The Black Sheep Effect is wildly supported; however, researchers have found several strengths and limitations in the current literature. Many of the studies focus on controlled experimental designs, which allow for significant causal conclusions to be made They also have facilitated replications of the original study across several different age groups, cultures, and group types (Marques et al., 1998). In addition, the use of diverse measures, such as self-report questionnaires, behavioural observations, and judgement tasks, can strengthen the reliability of the study’s findings (Marques et al., 2001). On the other hand, many studies looking into the Black Sheep Effect have relied heavily on university students for their sample, who are frequently drawn from Western, educated, industrialised, rich, and democratic (WEIRD) societies (Henrich et al., 2010). This brings into question the generalisability of the findings to other cultures or populations, especially in non-Western groups and marginalised peoples (Henrich et al., 2010). Furthermore, most of the research was conducted within a laboratory setting, which may cause oversimplification of real-world group dynamics and how they react to deviance (Haslam et al., 2020). This means there will be a lack of ecological reliability (Haslam et al., 2020).

== Interpretation ==
The Black Sheep functions as a mechanism to protect their group’s integrity and enforce their morals, which is consistent with Social Identity Theory and Subjective Group Dynamics Theory (Tajfel & Turner, 1979). However, how it’s presented varies based on cultural context, the type of deviance, and the individual group identification. In modern online communities, public visibility and rapid communication often amplifies the BSE by enabling swifter and more widespread sanctioning (Jetten & Hornsey, 2014). However, it is unclear whether harsh punishments lead to exclusion or whether it leads to group reparation (Jetten & Hornsey, 2014).

== Conclusion ==
The Black Sheep Effect is a robust and well-documented social psychological phenomenon, illustrating how groups can maintain unity and protect their identity (Marques & Paez, 1994). Research has consistently shown that ingroup members who violate the group’s collective norms or values are judged harsher than similar outgroup members, especially if the deviance is seen as threatening to the group’s moral fabric or public image (Pinto et al., 2010). The effect has been seen across cultures, age groups, and social settings, thus supporting the BSE as a core process of ingroup control (Marques et al., 1998).

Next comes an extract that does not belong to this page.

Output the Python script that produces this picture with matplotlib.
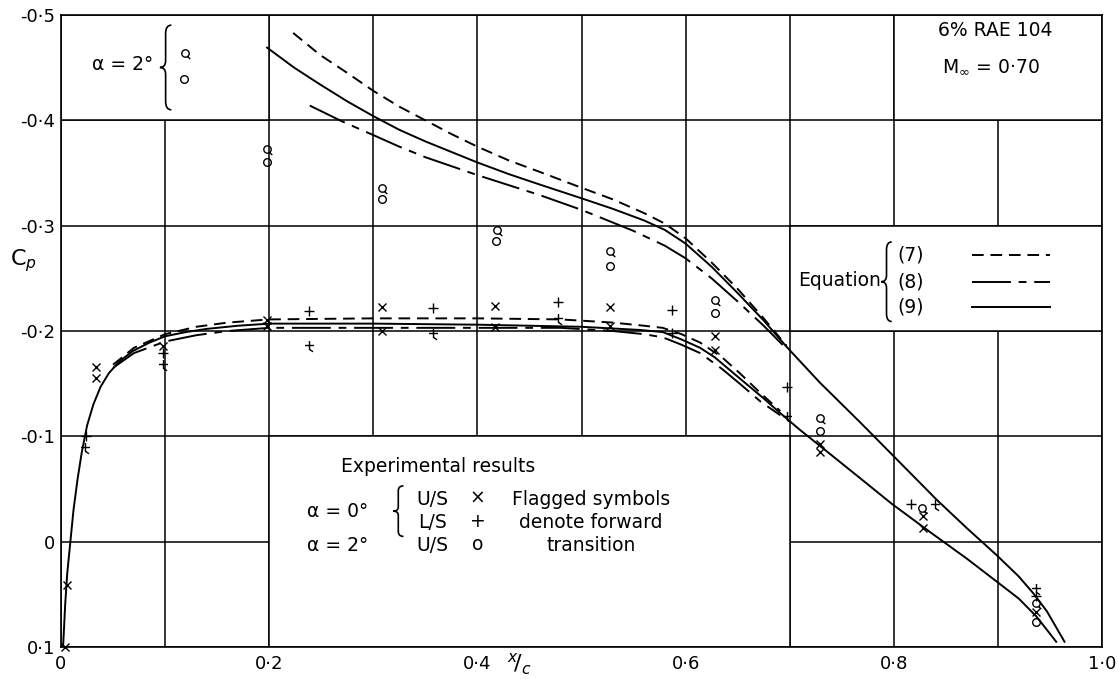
import numpy as np
import matplotlib.pyplot as plt
from matplotlib.path import Path
from matplotlib.patches import PathPatch, Rectangle

# ---- theory curves, alpha = 2 deg (upper surface) ----
x_a2_eq9 = [0.198, 0.224, 0.249, 0.275, 0.3, 0.325, 0.35, 0.375, 0.4, 0.43, 0.46, 0.5, 0.53,
            0.56, 0.58, 0.6, 0.625, 0.65, 0.675, 0.697, 0.729, 0.768, 0.798, 0.841, 0.87,
            0.899, 0.92, 0.934, 0.947, 0.964]
cp_a2_eq9 = [-0.469, -0.450, -0.434, -0.418, -0.404, -0.391, -0.380, -0.370, -0.360, -0.349, -0.339,
             -0.326, -0.316, -0.305, -0.296, -0.283, -0.261, -0.236, -0.210, -0.185, -0.151, -0.113,
             -0.083, -0.040, -0.013, 0.013, 0.033, 0.049, 0.066, 0.095]

x_a2_eq7 = [0.223, 0.249, 0.275, 0.3, 0.325, 0.35, 0.375, 0.4, 0.43, 0.46, 0.5, 0.53, 0.56,
            0.58, 0.6, 0.625, 0.65, 0.675, 0.697]
cp_a2_eq7 = [-0.483, -0.462, -0.445, -0.428, -0.413, -0.400, -0.387, -0.375, -0.362, -0.351, -0.336,
             -0.325, -0.312, -0.302, -0.288, -0.265, -0.240, -0.212, -0.186]

x_a2_eq8 = [0.239, 0.27, 0.3, 0.325, 0.35, 0.4, 0.46, 0.5, 0.55, 0.58, 0.6, 0.625, 0.65, 0.675, 0.697]
cp_a2_eq8 = [-0.414, -0.399, -0.386, -0.375, -0.365, -0.348, -0.329, -0.315, -0.295, -0.281, -0.269,
             -0.250, -0.228, -0.205, -0.183]

# ---- theory curves, alpha = 0 ----
x_a0_eq9 = [0.002, 0.004, 0.006, 0.009, 0.012, 0.016, 0.02, 0.025, 0.031, 0.038, 0.046, 0.056,
            0.069, 0.085, 0.1, 0.12, 0.14, 0.17, 0.2, 0.3, 0.4, 0.5, 0.556, 0.578, 0.596, 0.614,
            0.628, 0.652, 0.675, 0.691, 0.71, 0.729, 0.768, 0.798, 0.835, 0.87, 0.899, 0.92,
            0.937, 0.956]
cp_a0_eq9 = [0.1, 0.06, 0.03, 0.0, -0.03, -0.06, -0.085, -0.11, -0.13, -0.147, -0.16, -0.171,
             -0.181, -0.189, -0.195, -0.199, -0.202, -0.205, -0.207, -0.207, -0.206, -0.204, -0.201,
             -0.199, -0.192, -0.184, -0.175, -0.155, -0.136, -0.122, -0.106, -0.091, -0.060, -0.036,
             -0.009, 0.016, 0.038, 0.054, 0.071, 0.095]

x_a0_eq7 = [0.05, 0.07, 0.1, 0.13, 0.16, 0.2, 0.3, 0.4, 0.48, 0.53, 0.56, 0.578, 0.596, 0.614,
            0.635, 0.652, 0.672, 0.691]
cp_a0_eq7 = [-0.168, -0.184, -0.197, -0.204, -0.208, -0.211, -0.212, -0.212, -0.211, -0.208, -0.205,
             -0.203, -0.197, -0.189, -0.175, -0.160, -0.141, -0.124]

x_a0_eq8 = [0.05, 0.07, 0.1, 0.13, 0.16, 0.2, 0.3, 0.4, 0.48, 0.53, 0.56, 0.578, 0.596, 0.614,
            0.635, 0.652, 0.672, 0.691]
cp_a0_eq8 = [-0.165, -0.179, -0.190, -0.196, -0.200, -0.203, -0.203, -0.203, -0.203, -0.200, -0.197,
             -0.194, -0.187, -0.179, -0.164, -0.150, -0.133, -0.120]

# ---- experiment ----
# alpha = 0, upper surface (x)
x_us0 = [0.004, 0.0055, 0.034, 0.034, 0.098, 0.198, 0.198, 0.308, 0.308, 0.417, 0.417,
         0.527, 0.527, 0.628, 0.628, 0.729, 0.729, 0.828, 0.828, 0.937]
cp_us0 = [0.1, 0.041, -0.166, -0.155, -0.186, -0.210, -0.205, -0.223, -0.200, -0.224, -0.204,
          -0.223, -0.205, -0.195, -0.182, -0.093, -0.085, -0.024, -0.013, 0.067]
# alpha = 0, lower surface (+)
x_ls0 = [0.024, 0.098, 0.238, 0.357, 0.477, 0.587, 0.587, 0.697, 0.817, 0.937]
cp_ls0 = [-0.1, -0.179, -0.219, -0.222, -0.228, -0.220, -0.198, -0.147, -0.036, 0.052]
x_ls0_flag = [0.023, 0.098, 0.238, 0.357, 0.477, 0.697, 0.840, 0.937]
cp_ls0_flag = [-0.090, -0.169, -0.187, -0.198, -0.212, -0.119, -0.036, 0.044]
# alpha = 2, upper surface (o)
x_us2 = [0.198, 0.308, 0.418, 0.527, 0.628, 0.729, 0.937]
cp_us2 = [-0.360, -0.325, -0.285, -0.262, -0.217, -0.105, 0.076]
x_us2_flag = [0.198, 0.308, 0.419, 0.527, 0.628, 0.729, 0.827, 0.937]
cp_us2_flag = [-0.373, -0.336, -0.296, -0.276, -0.229, -0.117, -0.032, 0.058]

xticks = [0, 0.2, 0.4, 0.6, 0.8, 1.0]
xticklabels = ['0', '0·2', '0·4', '0·6', '0·8', '1·0']
yticks = [-0.5, -0.4, -0.3, -0.2, -0.1, 0, 0.1]
yticklabels = ['-0·5', '-0·4', '-0·3', '-0·2', '-0·1', '0', '0·1']

plt.rcParams['font.family'] = 'DejaVu Sans'

# flagged symbols
flag_circle = Path.make_compound_path(Path.unit_circle(), Path([(0.55, -0.8), (1.3, -1.5)]))
flag_plus = Path([(-1, 0), (1, 0), (0, -1), (0, 1), (0, -0.9), (0.8, -1.4)],
                 [Path.MOVETO, Path.LINETO, Path.MOVETO, Path.LINETO, Path.MOVETO, Path.LINETO])

DASH7 = (0, (6, 3.5))
DASH8 = (0, (20, 4, 4, 4))
LW = 1.4
FS = 13.5

fig = plt.figure(figsize=(11.18, 6.79), dpi=100)
ax = fig.add_axes([61 / 1118, 32 / 679, 1041 / 1118, 632 / 679])
ax.set_xlim(0, 1.0)
ax.set_ylim(0.1, -0.5)

ax.set_xticks(xticks)
ax.set_xticklabels(xticklabels)
ax.set_xticks(np.arange(0.1, 1.0, 0.2), minor=True)
ax.set_yticks(yticks)
ax.set_yticklabels(yticklabels)
ax.tick_params(which='both', length=0, labelsize=13)
ax.tick_params(axis='x', pad=6)
ax.tick_params(axis='y', pad=4)
ax.set_axisbelow(True)
ax.grid(which='both', color='black', lw=1.1)
for s in ax.spines.values():
    s.set_linewidth(1.2)

# blank panels for the annotations
for (x0, y0, w, h) in [(0, -0.5, 0.2, 0.1), (0.8, -0.5, 0.2, 0.1),
                       (0.7, -0.3, 0.3, 0.1), (0.2, -0.1, 0.5, 0.2)]:
    ax.add_patch(Rectangle((x0, y0), w, h, facecolor='white', edgecolor='black', lw=1.1, zorder=1))

# theory
ax.plot(x_a2_eq9, cp_a2_eq9, color='black', lw=LW, zorder=3)
ax.plot(x_a2_eq7, cp_a2_eq7, color='black', lw=LW, ls=DASH7, zorder=3)
ax.plot(x_a2_eq8, cp_a2_eq8, color='black', lw=LW, ls=DASH8, zorder=3)
ax.plot(x_a0_eq9, cp_a0_eq9, color='black', lw=LW, zorder=3)
ax.plot(x_a0_eq7, cp_a0_eq7, color='black', lw=LW, ls=DASH7, zorder=3)
ax.plot(x_a0_eq8, cp_a0_eq8, color='black', lw=LW, ls=DASH8, zorder=3)

# experiment
mk = dict(ls='none', color='black', mfc='none', mew=1.0, zorder=4, clip_on=False)
ax.plot(x_us0, cp_us0, marker='x', ms=6, **mk)
ax.plot(x_ls0, cp_ls0, marker='+', ms=7, **mk)
ax.plot(x_ls0_flag, cp_ls0_flag, marker=flag_plus, ms=9, **mk)
ax.plot(x_us2, cp_us2, marker='o', ms=5.5, **mk)
ax.plot(x_us2_flag, cp_us2_flag, marker=flag_circle, ms=8, **mk)


def brace(x, y0, y1, w):
    # curly brace in axes fraction, tip pointing left at x
    h = y1 - y0
    ym = y0 + h / 2
    verts = [(x + w, y1), (x + w / 2, y1), (x + w / 2, y1 - 0.1 * h),
             (x + w / 2, ym + 0.08 * h), (x + w / 2, ym), (x, ym),
             (x + w / 2, ym), (x + w / 2, ym - 0.08 * h),
             (x + w / 2, y0 + 0.1 * h), (x + w / 2, y0), (x + w, y0)]
    codes = [Path.MOVETO, Path.CURVE3, Path.CURVE3, Path.LINETO, Path.CURVE3, Path.CURVE3,
             Path.CURVE3, Path.CURVE3, Path.LINETO, Path.CURVE3, Path.CURVE3]
    ax.add_patch(PathPatch(Path(verts, codes), fill=False, lw=1.2, color='black',
                           transform=ax.transAxes, zorder=5))


T = dict(transform=ax.transAxes, fontsize=FS, zorder=5)

# top-left key
ax.text(0.059, 0.921, 'α = 2°', ha='center', va='center', **T)
brace(0.095, 0.850, 0.984, 0.011)
ax.plot([0.119], [0.940], marker=flag_circle, ms=8, transform=ax.transAxes, **mk)
ax.plot([0.118], [0.899], marker='o', ms=5.5, transform=ax.transAxes, **mk)

# title box
ax.text(0.897, 0.975, '6% RAE 104', ha='center', va='center', **T)
ax.text(0.893, 0.918, r'M$_{\infty}$ = 0·70', ha='center', va='center', **T)

# equation key
ax.text(0.748, 0.580, 'Equation', ha='center', va='center', **T)
brace(0.788, 0.515, 0.641, 0.010)
for lab, fy, ls in [('(7)', 0.620, DASH7), ('(8)', 0.578, DASH8), ('(9)', 0.538, '-')]:
    ax.text(0.803, fy, lab, ha='left', va='center', **T)
    ax.plot([0.875, 0.950], [fy, fy], color='black', lw=LW, ls=ls, transform=ax.transAxes, zorder=5)

# experimental key
ax.text(0.362, 0.285, 'Experimental results', ha='center', va='center', **T)
ax.text(0.266, 0.215, 'α = 0°', ha='center', va='center', **T)
ax.text(0.266, 0.160, 'α = 2°', ha='center', va='center', **T)
brace(0.319, 0.175, 0.255, 0.010)
ax.text(0.357, 0.233, 'U/S', ha='center', va='center', **T)
ax.text(0.357, 0.197, 'L/S', ha='center', va='center', **T)
ax.text(0.357, 0.160, 'U/S', ha='center', va='center', **T)
ax.text(0.400, 0.235, '×', ha='center', va='center', **T)
ax.text(0.400, 0.199, '+', ha='center', va='center', **T)
ax.text(0.400, 0.162, 'o', ha='center', va='center', **T)
ax.text(0.509, 0.197, 'Flagged symbols\ndenote forward\ntransition', ha='center', va='center',
        linespacing=1.25, **T)

ax.text(0.44, -0.028, r'$^{x}\!/_{c}$', ha='center', va='center', transform=ax.transAxes, fontsize=16)
ax.text(-0.036, 0.612, r'C$_{p}$', ha='center', va='center', transform=ax.transAxes, fontsize=16)

fig.savefig('out.png', dpi=100)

Simultaneously, the literature highlights several complexities and gaps in the research. The strength of the BSE depends on the type of deviance, the significance of the violated norm, and the level of identification of the groups (Pinto et al., 2010). Methodologically, most of the research relies on laboratory experiments and samples consisting of students, which limits generalisability research and ecological validity (Henrich et al., 2010). Further research would benefit from longitudinal and field studies that help track BSE processes in real-world groups and cultures over time. On top of this, bringing attention to marginalised groups and digital contexts is needed, especially since online platforms cause the enforcement of norms to be more visible and oftentimes, more severe (Henrich et al., 2010). Overall, the Black Sheep Effect explains the balance between solidarity within groups and norm enforcement. By understanding the conditions of why groups reject their “black sheep” scholars can gain deeper knowledge into the wider processes of social cohesion, exclusion, and identity protection.